In the listing that follows, retype every line from the first through the one containing "M_a_6T, M_a_10T, M_a_14T]". Pictures are to be left out.

(begin)

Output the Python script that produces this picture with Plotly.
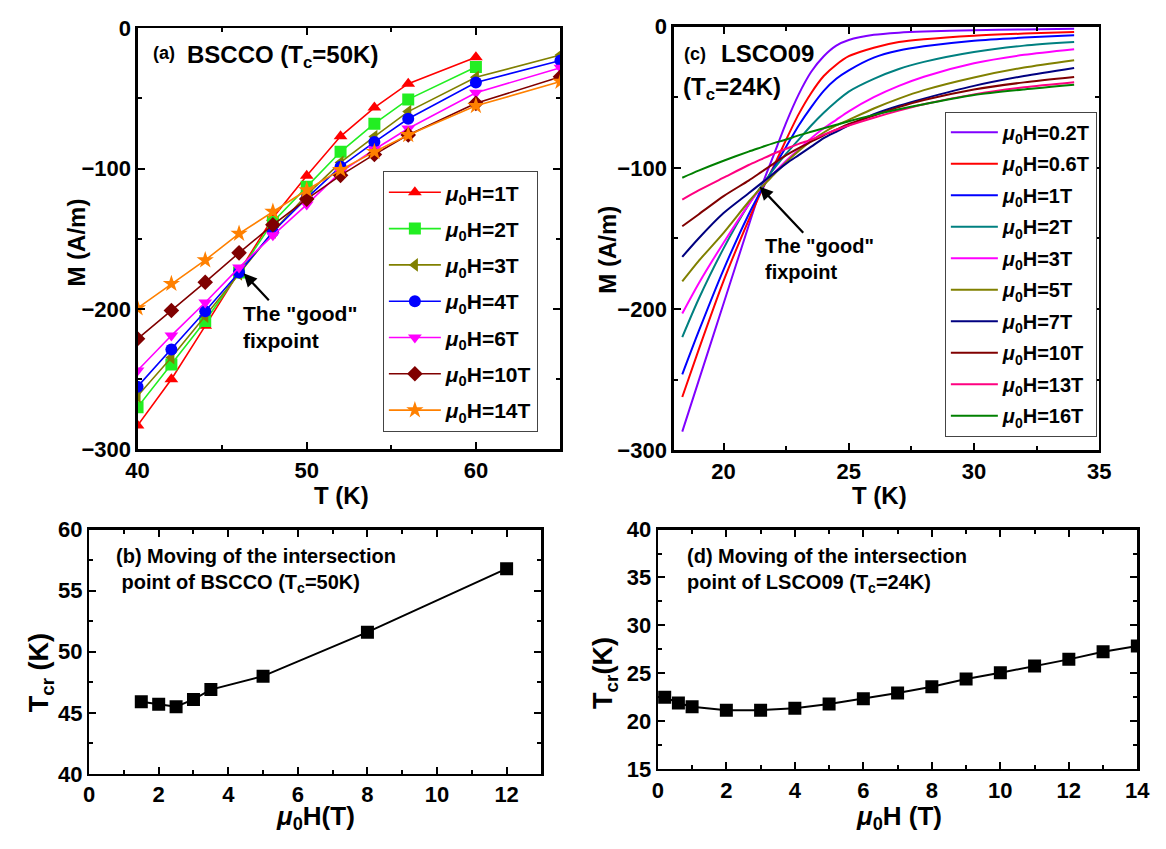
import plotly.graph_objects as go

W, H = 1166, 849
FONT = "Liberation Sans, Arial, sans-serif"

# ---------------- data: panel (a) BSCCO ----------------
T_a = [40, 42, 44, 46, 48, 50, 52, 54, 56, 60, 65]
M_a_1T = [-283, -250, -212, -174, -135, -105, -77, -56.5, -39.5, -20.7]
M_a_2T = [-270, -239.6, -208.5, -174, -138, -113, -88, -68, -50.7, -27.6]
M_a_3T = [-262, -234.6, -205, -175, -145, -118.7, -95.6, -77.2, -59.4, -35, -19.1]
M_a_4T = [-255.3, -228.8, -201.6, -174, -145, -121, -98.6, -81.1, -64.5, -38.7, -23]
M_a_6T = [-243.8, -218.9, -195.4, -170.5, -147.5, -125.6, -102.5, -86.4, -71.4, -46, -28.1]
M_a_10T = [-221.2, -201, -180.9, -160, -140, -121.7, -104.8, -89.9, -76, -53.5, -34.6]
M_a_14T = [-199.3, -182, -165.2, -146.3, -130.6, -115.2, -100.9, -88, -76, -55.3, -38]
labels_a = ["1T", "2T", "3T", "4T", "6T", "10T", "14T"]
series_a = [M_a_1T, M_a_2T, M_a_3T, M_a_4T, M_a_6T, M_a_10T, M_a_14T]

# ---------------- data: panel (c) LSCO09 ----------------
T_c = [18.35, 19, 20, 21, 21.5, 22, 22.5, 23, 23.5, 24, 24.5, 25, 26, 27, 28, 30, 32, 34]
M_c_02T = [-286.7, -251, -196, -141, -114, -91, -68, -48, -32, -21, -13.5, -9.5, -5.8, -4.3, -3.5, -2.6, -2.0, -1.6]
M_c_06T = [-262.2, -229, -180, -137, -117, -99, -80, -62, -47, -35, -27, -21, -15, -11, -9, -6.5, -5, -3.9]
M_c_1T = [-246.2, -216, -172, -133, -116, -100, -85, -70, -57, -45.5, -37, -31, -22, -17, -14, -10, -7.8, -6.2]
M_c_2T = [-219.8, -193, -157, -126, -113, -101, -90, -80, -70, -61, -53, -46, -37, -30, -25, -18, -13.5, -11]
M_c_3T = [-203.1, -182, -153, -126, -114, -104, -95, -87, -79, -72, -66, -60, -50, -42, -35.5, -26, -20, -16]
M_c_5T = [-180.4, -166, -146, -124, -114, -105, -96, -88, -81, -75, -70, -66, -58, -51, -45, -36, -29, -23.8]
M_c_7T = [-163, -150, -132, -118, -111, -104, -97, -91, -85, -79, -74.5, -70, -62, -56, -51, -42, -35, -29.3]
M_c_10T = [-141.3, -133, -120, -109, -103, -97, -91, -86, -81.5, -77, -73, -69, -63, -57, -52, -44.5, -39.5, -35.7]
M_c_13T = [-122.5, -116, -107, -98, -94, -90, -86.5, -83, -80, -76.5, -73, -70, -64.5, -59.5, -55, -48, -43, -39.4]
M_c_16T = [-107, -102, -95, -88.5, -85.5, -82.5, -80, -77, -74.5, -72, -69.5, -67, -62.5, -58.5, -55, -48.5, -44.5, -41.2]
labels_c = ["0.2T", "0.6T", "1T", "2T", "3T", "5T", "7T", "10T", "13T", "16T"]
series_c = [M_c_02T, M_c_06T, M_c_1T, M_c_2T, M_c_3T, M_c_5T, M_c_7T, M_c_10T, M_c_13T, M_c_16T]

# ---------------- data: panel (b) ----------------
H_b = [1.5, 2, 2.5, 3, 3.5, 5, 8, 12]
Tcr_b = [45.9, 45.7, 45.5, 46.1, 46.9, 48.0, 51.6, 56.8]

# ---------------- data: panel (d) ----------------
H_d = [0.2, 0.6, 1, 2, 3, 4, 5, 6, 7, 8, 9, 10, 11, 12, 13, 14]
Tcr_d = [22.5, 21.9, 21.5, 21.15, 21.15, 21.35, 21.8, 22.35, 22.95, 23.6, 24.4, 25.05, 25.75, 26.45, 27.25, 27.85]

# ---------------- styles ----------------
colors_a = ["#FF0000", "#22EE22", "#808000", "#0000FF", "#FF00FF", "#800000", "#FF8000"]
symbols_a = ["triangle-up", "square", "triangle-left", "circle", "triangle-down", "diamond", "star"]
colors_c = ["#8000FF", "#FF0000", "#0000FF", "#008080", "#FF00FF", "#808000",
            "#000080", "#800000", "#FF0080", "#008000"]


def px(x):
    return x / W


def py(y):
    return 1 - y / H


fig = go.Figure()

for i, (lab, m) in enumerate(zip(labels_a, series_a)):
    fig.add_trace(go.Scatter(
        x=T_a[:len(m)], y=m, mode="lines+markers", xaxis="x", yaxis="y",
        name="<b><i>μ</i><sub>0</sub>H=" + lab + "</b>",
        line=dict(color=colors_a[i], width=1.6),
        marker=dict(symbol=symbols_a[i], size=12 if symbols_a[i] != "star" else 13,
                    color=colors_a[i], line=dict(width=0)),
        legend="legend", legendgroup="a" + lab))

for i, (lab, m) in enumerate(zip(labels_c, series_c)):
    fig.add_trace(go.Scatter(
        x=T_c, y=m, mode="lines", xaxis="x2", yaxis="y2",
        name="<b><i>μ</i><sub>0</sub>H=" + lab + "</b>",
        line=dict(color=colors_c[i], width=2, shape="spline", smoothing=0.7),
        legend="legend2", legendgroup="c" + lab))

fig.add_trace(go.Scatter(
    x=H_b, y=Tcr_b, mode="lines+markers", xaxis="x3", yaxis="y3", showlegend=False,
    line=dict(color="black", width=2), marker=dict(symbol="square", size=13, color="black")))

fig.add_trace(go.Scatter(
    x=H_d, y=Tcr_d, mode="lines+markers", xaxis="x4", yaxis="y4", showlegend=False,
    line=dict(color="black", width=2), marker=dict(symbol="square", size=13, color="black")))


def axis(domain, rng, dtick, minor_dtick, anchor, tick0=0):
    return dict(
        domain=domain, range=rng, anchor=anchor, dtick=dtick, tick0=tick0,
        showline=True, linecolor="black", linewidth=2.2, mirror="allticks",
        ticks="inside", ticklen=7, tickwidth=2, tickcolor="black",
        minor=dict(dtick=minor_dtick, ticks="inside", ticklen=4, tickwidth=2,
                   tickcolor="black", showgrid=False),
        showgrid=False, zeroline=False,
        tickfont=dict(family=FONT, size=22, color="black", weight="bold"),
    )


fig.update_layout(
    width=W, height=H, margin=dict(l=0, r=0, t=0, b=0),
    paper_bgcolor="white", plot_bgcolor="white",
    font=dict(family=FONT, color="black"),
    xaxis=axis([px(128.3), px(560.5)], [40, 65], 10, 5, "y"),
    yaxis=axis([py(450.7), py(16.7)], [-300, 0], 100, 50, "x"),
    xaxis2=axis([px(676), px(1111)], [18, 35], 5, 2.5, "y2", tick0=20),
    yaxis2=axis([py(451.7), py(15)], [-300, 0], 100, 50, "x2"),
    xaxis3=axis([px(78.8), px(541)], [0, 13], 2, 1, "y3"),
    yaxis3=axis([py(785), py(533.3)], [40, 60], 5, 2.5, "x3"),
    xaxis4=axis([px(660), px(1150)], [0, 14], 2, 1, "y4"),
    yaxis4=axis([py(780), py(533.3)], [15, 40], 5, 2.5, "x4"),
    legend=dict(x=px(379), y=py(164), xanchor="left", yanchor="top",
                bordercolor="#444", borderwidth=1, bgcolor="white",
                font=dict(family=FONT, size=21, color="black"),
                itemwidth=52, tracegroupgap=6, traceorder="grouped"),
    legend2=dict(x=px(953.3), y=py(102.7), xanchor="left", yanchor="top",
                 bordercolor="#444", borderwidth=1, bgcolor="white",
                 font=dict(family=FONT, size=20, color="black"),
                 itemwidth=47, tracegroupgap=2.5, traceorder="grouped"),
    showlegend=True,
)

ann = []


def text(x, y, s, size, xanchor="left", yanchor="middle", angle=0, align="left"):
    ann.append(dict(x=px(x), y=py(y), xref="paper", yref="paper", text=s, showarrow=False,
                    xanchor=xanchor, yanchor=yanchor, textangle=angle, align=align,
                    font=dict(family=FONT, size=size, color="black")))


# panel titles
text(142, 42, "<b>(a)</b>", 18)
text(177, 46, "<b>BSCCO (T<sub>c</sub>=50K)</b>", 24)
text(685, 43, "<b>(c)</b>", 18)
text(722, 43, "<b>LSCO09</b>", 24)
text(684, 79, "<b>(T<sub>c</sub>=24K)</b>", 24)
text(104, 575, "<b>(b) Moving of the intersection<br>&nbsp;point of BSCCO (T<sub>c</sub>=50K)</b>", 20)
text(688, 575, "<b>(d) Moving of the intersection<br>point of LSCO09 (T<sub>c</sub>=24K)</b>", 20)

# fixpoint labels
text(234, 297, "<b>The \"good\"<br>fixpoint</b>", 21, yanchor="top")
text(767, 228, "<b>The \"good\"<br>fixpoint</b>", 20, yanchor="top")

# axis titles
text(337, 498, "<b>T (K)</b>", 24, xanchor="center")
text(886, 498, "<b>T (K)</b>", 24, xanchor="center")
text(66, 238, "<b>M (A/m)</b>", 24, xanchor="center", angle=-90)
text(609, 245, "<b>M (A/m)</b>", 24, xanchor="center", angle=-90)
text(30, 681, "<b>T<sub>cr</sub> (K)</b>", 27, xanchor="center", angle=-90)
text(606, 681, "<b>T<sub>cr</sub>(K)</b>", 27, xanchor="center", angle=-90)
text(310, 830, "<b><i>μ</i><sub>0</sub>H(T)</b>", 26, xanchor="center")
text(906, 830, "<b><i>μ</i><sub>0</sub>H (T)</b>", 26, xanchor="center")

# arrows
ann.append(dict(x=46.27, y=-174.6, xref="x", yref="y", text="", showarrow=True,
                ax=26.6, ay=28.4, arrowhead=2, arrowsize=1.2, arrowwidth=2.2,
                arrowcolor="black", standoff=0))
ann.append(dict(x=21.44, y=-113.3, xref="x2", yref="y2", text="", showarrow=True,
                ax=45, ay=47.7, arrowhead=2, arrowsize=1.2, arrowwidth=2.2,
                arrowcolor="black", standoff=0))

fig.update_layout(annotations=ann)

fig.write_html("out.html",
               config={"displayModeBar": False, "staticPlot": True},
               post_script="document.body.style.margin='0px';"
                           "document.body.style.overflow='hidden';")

(end)

- **EXERCISE OUTPUT**:
Output the Python script that produces this picture with Plotly.
import plotly.graph_objects as go

W, H = 1166, 849
FONT = "Liberation Sans, Arial, sans-serif"

# ---------------- data: panel (a) BSCCO ----------------
T_a = [40, 42, 44, 46, 48, 50, 52, 54, 56, 60, 65]
M_a_1T = [-283, -250, -212, -174, -135, -105, -77, -56.5, -39.5, -20.7]
M_a_2T = [-270, -239.6, -208.5, -174, -138, -113, -88, -68, -50.7, -27.6]
M_a_3T = [-262, -234.6, -205, -175, -145, -118.7, -95.6, -77.2, -59.4, -35, -19.1]
M_a_4T = [-255.3, -228.8, -201.6, -174, -145, -121, -98.6, -81.1, -64.5, -38.7, -23]
M_a_6T = [-243.8, -218.9, -195.4, -170.5, -147.5, -125.6, -102.5, -86.4, -71.4, -46, -28.1]
M_a_10T = [-221.2, -201, -180.9, -160, -140, -121.7, -104.8, -89.9, -76, -53.5, -34.6]
M_a_14T = [-199.3, -182, -165.2, -146.3, -130.6, -115.2, -100.9, -88, -76, -55.3, -38]
labels_a = ["1T", "2T", "3T", "4T", "6T", "10T", "14T"]
series_a = [M_a_1T, M_a_2T, M_a_3T, M_a_4T, M_a_6T, M_a_10T, M_a_14T]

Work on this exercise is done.